Sticking to the Same SIP Amount Year after Year? Increase the Investment Amount Else You Will Fall Short
Investments are made in mutual funds via a Systematic Investment Plan (SIP) and lump sum, with the former being more popular than the latter. The reason is pretty simple. Managing small amounts monthly is doable for most compared to putting one large sum upfront in a mutual fund scheme. SIP investments can be made with as low as INR 500. With an SIP, you put a fixed sum of money every month in a mutual fund scheme. But sticking to the same SIP amount throughout your investment journey can generate a corpus less than you would if you increase the investment periodically. Yes, there’s a step-up SIP by which you can increase the investment year after year. You just need to notify the same to the Asset Management Company (AMC) whose mutual funds you have invested in or through CAMS or any other mutual fund transfer agency. Let’s consider an example to understand this better.
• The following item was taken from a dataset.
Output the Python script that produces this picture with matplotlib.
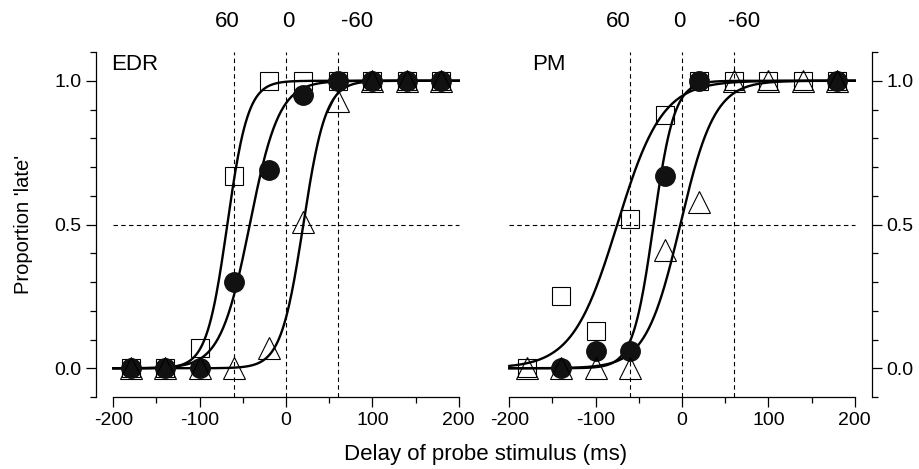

Example – You invest in an equity mutual fund with an SIP of INR 10,000. Assuming the annual return to be 12%, you could generate around INR 22.19 lakh over 10 years. If you use a step-up SIP wherein you increase the investment by 5% every year, you could generate around INR 27.53 lakh, around INR 5 lakh more in the said time period. The monthly SIP amount in the second year will be INR 10,500 and INR 11,025 in the third year and so on. The increase in the annual income can help you invest an extra amount every year.
Have Subscribed to an Individual Health Insurance Plan? Think of a Family Floater at a Reasonable Premium
Health insurers allow you to deal with expensive medical treatments these days by providing you attractive health insurance plans. With these plans, you get medical treatments without having to pay for it from your pocket. There are many health insurance plans of which an individual insurance plan and a family floater plan are the most popular ones. If you have an individual health insurance plan, it will cover for the ailments caused to you only and not your family members. To get them covered too, ask the insurer if they can upgrade the existing insurance policy to a family floater one by adding your family members to it. It might lead to an increase in the premium amount. But ensure the premium amount is reasonably priced so that you can afford it. Apart from that, you should ensure the cover amount is substantially high and have a cover against maximum diseases/conditions.
Don’t Have a Life Insurance Yet? Get it As Soon as Possible
Just as an investment is necessary to create wealth for the future, life insurance is needed to give your family members the financial protection when you won’t be there with them anymore. In case you have not begun paying life insurance premiums, ensure you do it soon and not leave it too late and too little for your family members after your death. Compare the life insurance plans based on premium, cover amount and riders and choose the one that you feel can cover your family members adequately.